Pada edisi kali ini, kita akan bercerita terkait tradisi yang hidup dan berkembang dalam masyarakat, fokusnya pada Tradiai Pukul Sapu atau Baku Pukul Menyapu.

Baku pukul manyapu adalah tradisi atau atraksi budaya yang berasal dari dua negeri bertetangga di Jazirah Leihitu, Pulau Ambon bagian utara,yakni Mamala dan Morella, yang secara administratif termasuk ke dalam wilayah Kecamatan Leihitu,  Kabupaten Maluku Tengah. Atraksi budaya ini berlangsung setiap tanggal 7 Syawal (dalam kalender Islam) dan telah berlangsung dari abad ke-17.

Baku pukul manyapu menurut sejarahnya diciptakan oleh seorang tokoh Islam dari Maluku yang bernama Imam Tuni. Tradisi ini dipertunjukkan sebagai perayaan atas keberhasilan pembangunan masjid yang selesai dibangun pada 7 Syawal, tepatnya setelah hari raya Idul Fitri.

Tradisi Pukul Sapi Lidi Negeri Mamala-Morella (foto : Instagram)
Tradisi Pukul Sapi Lidi Negeri Mamala-Morella (foto : Istimewa)

Tradisi ini juga dikaitkan dengan sejarah perjuangan Kapitan Telukabessy dengan pasukannya pada masa penjajahan Portugis dan VOC pada abad ke-16 di Kerajaan Tanah Hitu.

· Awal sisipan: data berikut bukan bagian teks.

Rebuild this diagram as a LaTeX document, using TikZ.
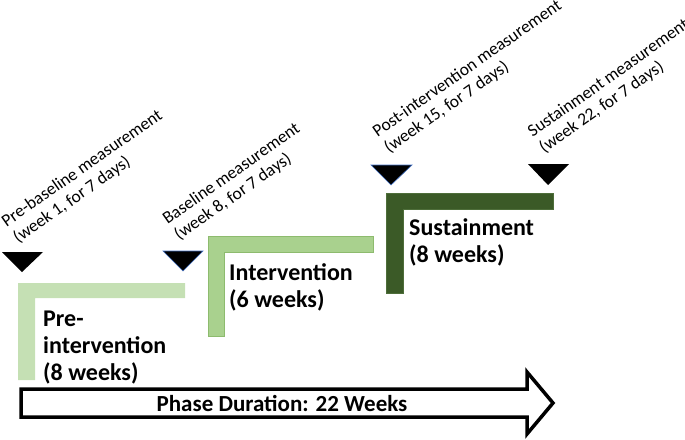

Pasukan pimpinan Kapitan Telukabessy ini bertempur untuk mempertahankan Benteng Kapahaha dari serbuan VOC, meskipun pada akhirnya harus mengalami kekalahan dan Benteng Kapahaha berhasil ditaklukkan. Untuk menggambarkan kekalahan tersebut, pasukan Telukabessy mengambil lidi enau dan saling mencambuk diri hingga berdarah.

Tradisi ini dipandang sebagai alat untuk mempererat tali persaudaraan masyarakat di negeri Morella dan Mamala. Baku pukul manyapu dilakukan oleh para pemuda yang dibagi dalam dua kelompok, di mana setiap kelompoknya berjumlah 20 orang.

Kedua kelompok dengan seragam yang berbeda itu akan saling bertarung satu sama lain. Kelompok satu menggunakan celana pendek berwarna merah sedangkan kelompok lainnya menggunakan celana pendek berwarna putih

Pesertanya juga diwajibkan menggunakan ikat kepala untuk menutupi telinga agar terhindar dari sabetan lidi. Alat pukul dalam tarian ini adalah lidi dari pohon enau dengan panjang sekitar 1,5 meter. Bagian tubuh yang boleh dipukul dalam tradisi ini adalah dari dada hingga perut.

Ketika atraksi dimulai, kedua kelompok akan saling berhadapan dengan memegang lidi enau di kedua tangan. Ketika suara peluit mulai ditiup sebagai tanda pertandingan dimulai, kemudian kedua kelompok ini secara bergantian saling pukul menggunakan lidi tersebut.